Trinity College Dublin's existing student accommodation in Dartry, Trinity Hall
Trinity College Dublin's existing student accommodation in Dartry, Trinity Hall

Dublin 6 residents have claimed that drunken, disorderly, anti-social behaviour by student residents at Trinity College Dublin's student accommodation at Dartry, Dublin 6 will worsen if a new student accommodation scheme proceeds.

Earlier this year, TCD lodged 'fast track’ plans to An Bord Pleanála for a ‘best in class’ 358 bed student residential scheme for Trinity Hall.

Planning documentation lodged with the Strategic Housing Development (SHD) scheme states that the application will provide "an attractive, modern student accommodation built to best-practice for sustainable development".

Already, TCD provides 995 bed spaces at Trinity Hall and planning consultants for TCD, Declan Brassil & Company state that the proposed development "will assist in addressing the current undersupply of student accommodation in Dublin City and reduce pressure on the private rental market".
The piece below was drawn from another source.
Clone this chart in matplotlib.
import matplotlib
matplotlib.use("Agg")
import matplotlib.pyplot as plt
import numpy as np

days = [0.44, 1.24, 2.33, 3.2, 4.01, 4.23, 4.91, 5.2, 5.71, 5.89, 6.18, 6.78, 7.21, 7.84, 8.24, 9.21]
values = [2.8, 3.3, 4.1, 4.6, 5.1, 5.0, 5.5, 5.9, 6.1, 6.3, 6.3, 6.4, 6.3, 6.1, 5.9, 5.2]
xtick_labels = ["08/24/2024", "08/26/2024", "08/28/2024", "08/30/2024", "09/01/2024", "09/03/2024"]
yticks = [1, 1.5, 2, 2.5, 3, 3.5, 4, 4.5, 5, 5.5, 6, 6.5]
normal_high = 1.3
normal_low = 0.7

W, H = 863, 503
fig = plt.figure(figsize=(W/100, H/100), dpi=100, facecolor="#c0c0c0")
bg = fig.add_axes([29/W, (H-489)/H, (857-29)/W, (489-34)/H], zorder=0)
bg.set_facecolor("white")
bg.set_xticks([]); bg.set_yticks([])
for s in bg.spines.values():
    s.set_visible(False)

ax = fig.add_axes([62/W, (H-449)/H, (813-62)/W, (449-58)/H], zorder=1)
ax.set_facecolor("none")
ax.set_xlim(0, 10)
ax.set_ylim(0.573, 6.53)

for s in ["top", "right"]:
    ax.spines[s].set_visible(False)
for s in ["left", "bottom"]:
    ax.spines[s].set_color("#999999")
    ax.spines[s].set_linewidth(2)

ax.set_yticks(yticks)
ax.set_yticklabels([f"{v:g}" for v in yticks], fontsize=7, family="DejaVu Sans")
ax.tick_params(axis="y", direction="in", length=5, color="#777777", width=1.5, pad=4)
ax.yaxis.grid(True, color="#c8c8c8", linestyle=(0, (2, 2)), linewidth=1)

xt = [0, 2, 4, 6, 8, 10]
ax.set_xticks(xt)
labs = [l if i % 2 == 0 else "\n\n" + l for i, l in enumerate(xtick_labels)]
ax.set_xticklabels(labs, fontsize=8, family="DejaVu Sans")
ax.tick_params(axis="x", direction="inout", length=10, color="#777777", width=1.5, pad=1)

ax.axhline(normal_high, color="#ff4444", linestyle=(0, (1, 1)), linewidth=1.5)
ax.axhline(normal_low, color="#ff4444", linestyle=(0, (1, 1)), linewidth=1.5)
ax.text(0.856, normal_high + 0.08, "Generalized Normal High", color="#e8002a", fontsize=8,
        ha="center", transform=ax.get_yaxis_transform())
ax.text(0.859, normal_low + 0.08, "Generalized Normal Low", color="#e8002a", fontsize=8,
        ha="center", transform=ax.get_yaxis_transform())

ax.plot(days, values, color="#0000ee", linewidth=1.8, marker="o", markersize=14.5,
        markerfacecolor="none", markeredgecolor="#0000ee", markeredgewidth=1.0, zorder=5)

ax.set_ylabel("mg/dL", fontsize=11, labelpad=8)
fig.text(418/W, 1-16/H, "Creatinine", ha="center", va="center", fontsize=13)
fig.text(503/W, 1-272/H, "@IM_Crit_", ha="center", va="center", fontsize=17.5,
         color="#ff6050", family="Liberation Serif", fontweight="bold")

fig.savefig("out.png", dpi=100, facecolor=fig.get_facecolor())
However, the scheme is facing local opposition due to planning considerations that include the scale of the planned scheme.

The proposal is also facing opposition due to allegations by local residents concerning student anti-social behaviour.
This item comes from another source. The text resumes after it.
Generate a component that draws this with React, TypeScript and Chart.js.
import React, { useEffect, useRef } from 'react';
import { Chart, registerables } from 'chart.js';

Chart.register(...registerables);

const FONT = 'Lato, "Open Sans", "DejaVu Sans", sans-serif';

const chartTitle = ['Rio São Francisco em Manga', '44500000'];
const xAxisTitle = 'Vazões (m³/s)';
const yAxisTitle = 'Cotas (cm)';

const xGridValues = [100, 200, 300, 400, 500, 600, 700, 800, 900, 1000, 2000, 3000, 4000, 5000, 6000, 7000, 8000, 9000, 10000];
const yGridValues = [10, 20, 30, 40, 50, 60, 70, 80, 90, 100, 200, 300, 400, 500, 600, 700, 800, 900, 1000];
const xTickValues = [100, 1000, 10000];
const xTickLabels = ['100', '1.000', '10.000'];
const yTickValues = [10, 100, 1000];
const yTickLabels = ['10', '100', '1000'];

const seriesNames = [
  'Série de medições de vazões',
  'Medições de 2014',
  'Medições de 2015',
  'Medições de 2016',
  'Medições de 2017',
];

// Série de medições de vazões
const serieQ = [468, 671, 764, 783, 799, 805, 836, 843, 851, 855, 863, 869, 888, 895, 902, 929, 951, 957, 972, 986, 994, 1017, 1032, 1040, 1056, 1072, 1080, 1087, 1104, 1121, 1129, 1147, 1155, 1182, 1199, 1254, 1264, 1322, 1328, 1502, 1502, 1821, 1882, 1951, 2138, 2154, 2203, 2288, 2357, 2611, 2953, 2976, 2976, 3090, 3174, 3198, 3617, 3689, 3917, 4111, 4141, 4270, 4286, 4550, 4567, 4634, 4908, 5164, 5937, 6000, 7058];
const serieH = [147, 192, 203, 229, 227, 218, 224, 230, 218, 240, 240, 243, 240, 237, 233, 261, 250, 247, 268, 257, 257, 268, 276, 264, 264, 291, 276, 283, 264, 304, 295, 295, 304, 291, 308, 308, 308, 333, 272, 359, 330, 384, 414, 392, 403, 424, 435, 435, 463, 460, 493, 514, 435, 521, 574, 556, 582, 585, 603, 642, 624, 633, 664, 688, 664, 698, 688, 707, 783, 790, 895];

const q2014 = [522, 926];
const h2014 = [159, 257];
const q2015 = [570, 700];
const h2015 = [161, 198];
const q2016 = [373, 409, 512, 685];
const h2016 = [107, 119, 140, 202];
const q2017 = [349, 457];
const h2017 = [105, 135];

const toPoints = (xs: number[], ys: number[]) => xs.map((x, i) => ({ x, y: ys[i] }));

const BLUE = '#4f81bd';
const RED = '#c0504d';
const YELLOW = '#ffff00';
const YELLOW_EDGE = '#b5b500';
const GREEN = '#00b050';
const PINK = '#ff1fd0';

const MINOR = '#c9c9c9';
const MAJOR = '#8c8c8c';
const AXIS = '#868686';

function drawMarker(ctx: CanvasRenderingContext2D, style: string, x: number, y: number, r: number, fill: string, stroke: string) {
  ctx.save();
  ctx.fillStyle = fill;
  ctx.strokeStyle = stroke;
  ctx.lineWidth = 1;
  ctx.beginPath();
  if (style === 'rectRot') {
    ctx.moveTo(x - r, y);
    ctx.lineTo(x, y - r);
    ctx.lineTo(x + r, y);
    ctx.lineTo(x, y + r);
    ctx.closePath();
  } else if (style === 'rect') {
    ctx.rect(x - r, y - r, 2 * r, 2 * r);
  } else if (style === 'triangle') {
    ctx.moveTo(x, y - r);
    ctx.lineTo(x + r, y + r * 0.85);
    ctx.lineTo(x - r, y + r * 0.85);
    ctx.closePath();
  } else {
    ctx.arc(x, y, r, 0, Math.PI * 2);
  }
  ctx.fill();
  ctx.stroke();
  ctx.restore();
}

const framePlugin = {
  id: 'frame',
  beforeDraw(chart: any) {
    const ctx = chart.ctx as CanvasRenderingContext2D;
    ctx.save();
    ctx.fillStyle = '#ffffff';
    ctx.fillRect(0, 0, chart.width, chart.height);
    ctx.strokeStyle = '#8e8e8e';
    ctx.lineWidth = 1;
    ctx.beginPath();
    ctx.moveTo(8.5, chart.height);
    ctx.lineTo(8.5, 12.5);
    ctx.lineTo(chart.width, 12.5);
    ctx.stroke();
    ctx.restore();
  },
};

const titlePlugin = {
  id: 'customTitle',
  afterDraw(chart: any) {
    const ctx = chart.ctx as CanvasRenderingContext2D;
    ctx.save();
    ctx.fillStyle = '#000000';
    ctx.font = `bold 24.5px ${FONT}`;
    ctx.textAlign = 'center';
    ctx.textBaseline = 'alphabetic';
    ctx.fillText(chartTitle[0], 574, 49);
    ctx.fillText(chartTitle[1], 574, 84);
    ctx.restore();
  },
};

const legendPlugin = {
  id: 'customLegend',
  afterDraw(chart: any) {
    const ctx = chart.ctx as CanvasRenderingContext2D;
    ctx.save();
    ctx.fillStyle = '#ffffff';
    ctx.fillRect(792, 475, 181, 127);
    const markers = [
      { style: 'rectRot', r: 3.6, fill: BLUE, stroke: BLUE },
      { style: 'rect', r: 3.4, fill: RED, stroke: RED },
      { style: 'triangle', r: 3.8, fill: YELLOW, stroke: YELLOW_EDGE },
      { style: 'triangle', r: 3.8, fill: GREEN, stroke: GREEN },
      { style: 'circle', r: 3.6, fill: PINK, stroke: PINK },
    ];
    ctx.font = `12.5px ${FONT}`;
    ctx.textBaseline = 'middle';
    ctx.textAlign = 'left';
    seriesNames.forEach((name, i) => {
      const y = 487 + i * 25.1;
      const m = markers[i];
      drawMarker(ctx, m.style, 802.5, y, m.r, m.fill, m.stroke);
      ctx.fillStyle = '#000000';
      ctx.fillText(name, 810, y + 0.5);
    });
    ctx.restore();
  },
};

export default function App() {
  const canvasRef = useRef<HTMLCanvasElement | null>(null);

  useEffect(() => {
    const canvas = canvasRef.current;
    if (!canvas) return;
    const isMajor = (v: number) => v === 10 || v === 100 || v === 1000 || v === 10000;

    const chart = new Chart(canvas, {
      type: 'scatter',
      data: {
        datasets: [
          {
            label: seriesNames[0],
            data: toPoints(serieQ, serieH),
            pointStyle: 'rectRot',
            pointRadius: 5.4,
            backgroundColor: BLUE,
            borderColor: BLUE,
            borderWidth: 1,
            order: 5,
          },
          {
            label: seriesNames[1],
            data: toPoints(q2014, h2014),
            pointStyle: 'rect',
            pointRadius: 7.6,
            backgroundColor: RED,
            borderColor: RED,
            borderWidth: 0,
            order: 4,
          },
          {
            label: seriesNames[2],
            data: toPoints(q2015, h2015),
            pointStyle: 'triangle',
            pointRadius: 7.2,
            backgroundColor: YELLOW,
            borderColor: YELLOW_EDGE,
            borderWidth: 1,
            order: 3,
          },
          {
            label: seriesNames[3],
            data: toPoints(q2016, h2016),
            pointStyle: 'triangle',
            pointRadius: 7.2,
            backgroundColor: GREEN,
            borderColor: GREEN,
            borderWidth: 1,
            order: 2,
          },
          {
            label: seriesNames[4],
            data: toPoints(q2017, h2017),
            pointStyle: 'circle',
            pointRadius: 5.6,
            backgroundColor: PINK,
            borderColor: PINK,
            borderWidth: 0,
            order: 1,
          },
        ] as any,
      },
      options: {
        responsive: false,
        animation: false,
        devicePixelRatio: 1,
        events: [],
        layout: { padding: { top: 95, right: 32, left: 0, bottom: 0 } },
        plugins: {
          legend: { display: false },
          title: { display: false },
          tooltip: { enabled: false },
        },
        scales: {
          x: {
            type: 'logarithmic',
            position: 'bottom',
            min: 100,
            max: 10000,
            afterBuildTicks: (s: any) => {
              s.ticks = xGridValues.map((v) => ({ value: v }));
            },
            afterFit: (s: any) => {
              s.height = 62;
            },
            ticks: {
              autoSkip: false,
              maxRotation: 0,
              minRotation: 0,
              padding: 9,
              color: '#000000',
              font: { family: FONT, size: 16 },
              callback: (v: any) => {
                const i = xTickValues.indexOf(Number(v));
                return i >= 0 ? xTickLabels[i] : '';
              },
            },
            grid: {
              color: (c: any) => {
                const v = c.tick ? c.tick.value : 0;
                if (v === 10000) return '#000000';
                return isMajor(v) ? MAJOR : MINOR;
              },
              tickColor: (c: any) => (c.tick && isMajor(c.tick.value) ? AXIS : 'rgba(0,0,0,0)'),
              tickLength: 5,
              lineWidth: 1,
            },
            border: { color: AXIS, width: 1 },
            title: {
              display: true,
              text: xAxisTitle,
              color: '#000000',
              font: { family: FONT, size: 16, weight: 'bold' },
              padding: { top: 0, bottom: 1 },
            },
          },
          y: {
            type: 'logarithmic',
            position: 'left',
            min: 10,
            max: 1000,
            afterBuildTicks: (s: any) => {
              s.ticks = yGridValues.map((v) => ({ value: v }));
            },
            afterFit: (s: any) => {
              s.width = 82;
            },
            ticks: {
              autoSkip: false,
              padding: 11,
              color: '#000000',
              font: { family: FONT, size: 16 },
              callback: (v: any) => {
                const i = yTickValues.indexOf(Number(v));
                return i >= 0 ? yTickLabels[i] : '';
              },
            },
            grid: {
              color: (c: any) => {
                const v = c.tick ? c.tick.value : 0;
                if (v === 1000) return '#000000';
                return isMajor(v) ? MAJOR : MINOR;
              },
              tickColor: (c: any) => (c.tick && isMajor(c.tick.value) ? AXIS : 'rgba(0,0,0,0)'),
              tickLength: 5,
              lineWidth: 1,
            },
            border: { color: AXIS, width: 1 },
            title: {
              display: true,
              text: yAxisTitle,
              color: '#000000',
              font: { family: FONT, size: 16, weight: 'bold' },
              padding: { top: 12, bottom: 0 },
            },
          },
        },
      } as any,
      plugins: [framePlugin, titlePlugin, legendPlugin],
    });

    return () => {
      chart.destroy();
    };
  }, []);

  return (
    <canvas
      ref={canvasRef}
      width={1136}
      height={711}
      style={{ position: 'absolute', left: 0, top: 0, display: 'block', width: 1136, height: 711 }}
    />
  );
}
An objection lodged by a management company Gelderbury Ltd for Temple Square South by Hughes Planning and Development Consultants states that their clients are living with anti-social, drunken and disorderly and other unsavoury behaviour from students.

The submission states this is predicted to substantially worsen with 358 additional students at Trinity Hall.

It claims that anti-social behaviour and noise from TCD student accommodation at Dartry "is a point of strife for the residents in the area".

Another objector, Ciarán Tuite, has told An Bord Pleanála that there are around 70 dwellings closer to the proposed development than his house "but we already are disturbed by the noise generated by the existing residents of Trinity Hall".

Mr Tuite stated that "this disturbance will be magnified by a much higher rise development from which sound will travel more widely and be more pervasive".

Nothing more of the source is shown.